Oct 9, 2021

Squatters in Heaven (28th Sunday Ordinary B)



In 2009, several days after the wrath of storm Ondoy, the news on TV sent me deeply reflecting. The news was showing efforts to send the evacuees back to their homes. Several families, though, could not go home even if they were very eager to. They could not go home because there was no longer a place to go back to. They had been squatters for years. When the relentless flood forcibly drove them away, the landowner effectively secured his property and got rid of them.  “At long last,” the owner might have sighed with relief.

If you were in the shoes of the landowner would you have done the same? In times of dire need, when thousands of families, mostly poor, are displaced, hungry, thirsty, sick, afraid, and traumatized, would you do what the landowner did? Would you be so concerned about preserving your possessions that you would even thank heavens for the storm that shooed away the poor out of your sight?

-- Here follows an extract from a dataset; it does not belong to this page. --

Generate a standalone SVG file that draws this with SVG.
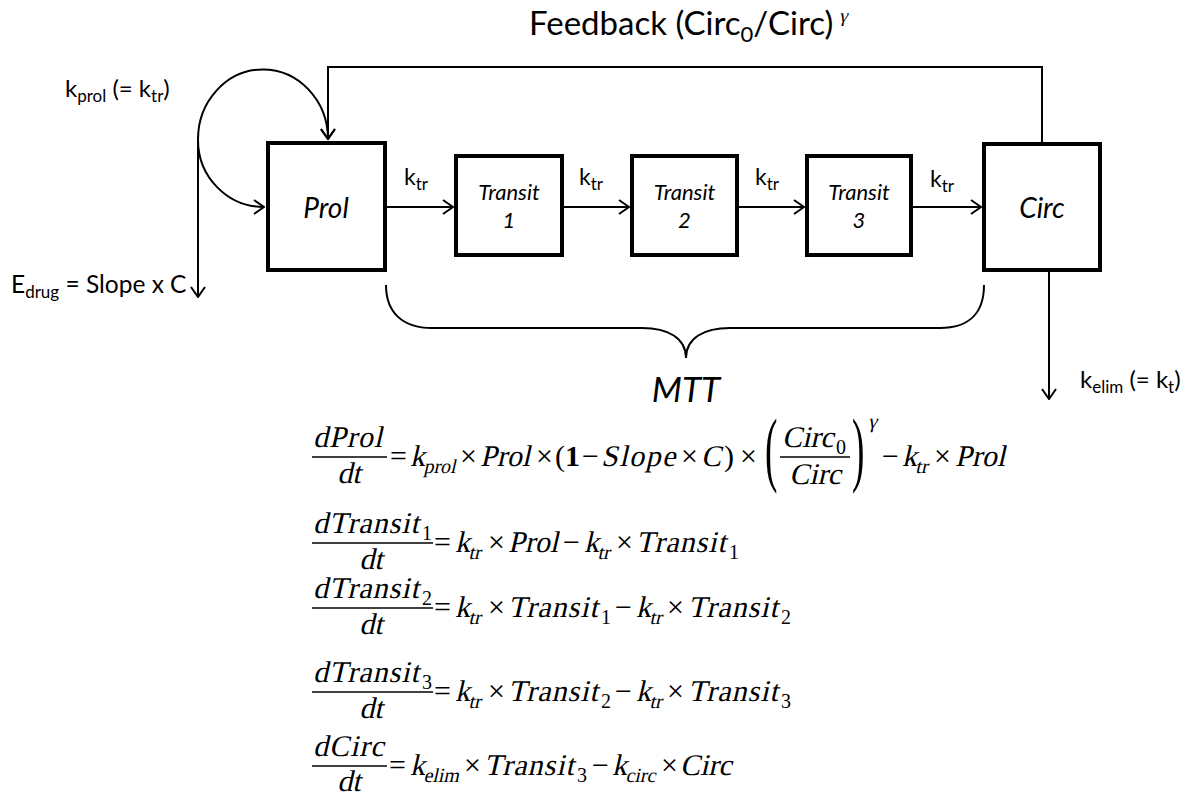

I admit this is a disturbing concern especially for a serious follower of Christ. It is not that easy to let go of one’s possessions in favor of caring for the poor.  Alas! “It is easier for a camel to pass through the eye of a needle than for the rich to enter the kingdom of God!” (Mk 10:25). With the realities cited above, it is not very difficult to understand another of Jesus’ unconventional aphorisms.

In today’s gospel (Mk 10:17-30), Jesus challenges the widely held belief of his time that the rich have the favor of God on their side which is precisely the reason for the material blessings they enjoy. The exaggeration Jesus employs is an effective way of calling the attention of the rich who have become complacent and enslaved by their material possessions. A well-meaning and religious rich man may fail to ‘inherit eternal life,’ like the rich man in today’s gospel, when he cannot let go of his material possessions to help the poor and follow Jesus. Discipleship does not consist only in a legalistic adherence to religious precepts and commandments like “Thou shall not to do this” and “Thou shall not to do that.”  For in this sense, discipleship would merely mean NOT DOING anything that is forbidden by God’s law. There is more to discipleship than this. Following Jesus means DOING something—“GO and SELL possessions,” “GIVE to the poor,” “FOLLOW Jesus” (v. 21). The rich man in the gospel went away sad; he could not do what Jesus asked of him “for he had many possessions” (v. 22). This is the essential sadness of the rich!

In plain and simple terms, the message of the gospel is this: Those who have riches have an obligation to care for those who do not. Failure to do this will bar them from eternal life. Material possessions are to be had in the spirit of stewardship.  God is the sole owner of everything. We are his stewards. We have to responsibly take care of whatever is entrusted to us for the good of all. A responsible steward delights in the abundance of material things only because it means greater capacity to share, to serve, to help, to save the needy from the evil of poverty. It means greater opportunity to exercise the responsibility he shares with the Creator in sustaining and providing for his creation.

In the Philippines, where poverty situation is becoming more and more scandalous given the fact of the concentration of the resources in the hands of a powerful few and the fact that this is a Christian country, Jesus’ teaching has clearly not been taken seriously. We are a Christian country which has gotten inured to the disturbing plight of millions of our brothers and sisters in sub-human living conditions. The poor are squatting as if God has forgotten to provide for them. No. God has not forgotten; He has endowed all humanity with the bounty of his creation so that all may have a share for all their needs. It is our greed for material possessions that has caused and perpetuated a greatly skewed distribution of resources in favor of the rich and powerful.

A story to end: A very wealthy man died and faced the gatekeeper of heaven. He was led to a shanty.
“This is your dwelling place,” the gatekeeper pointed out.
The rich man objected, “This is disgusting! This is like the houses of the squatters in my neighborhood!”
“Well,” the gatekeeper replied, “that is the house you prepared for yourself.”
He asked, “How come?! And whose is that fine mansion across the way?”
“It belongs to one of your neighbors.”
“How is it that he has a mansion and I get to live in this shanty?”
“Well, the houses here are made from the materials that people sent up. We do not choose them: You do that as much as you give on earth.”

If we continue to clench our hands because of greed for wealth and material possessions and refuse to heed the gospel’s imperative of making use of these for the needs of the poor, we might not have a place in the Kingdom of God and might end up as squatters in heaven. And it's only fair, isn't?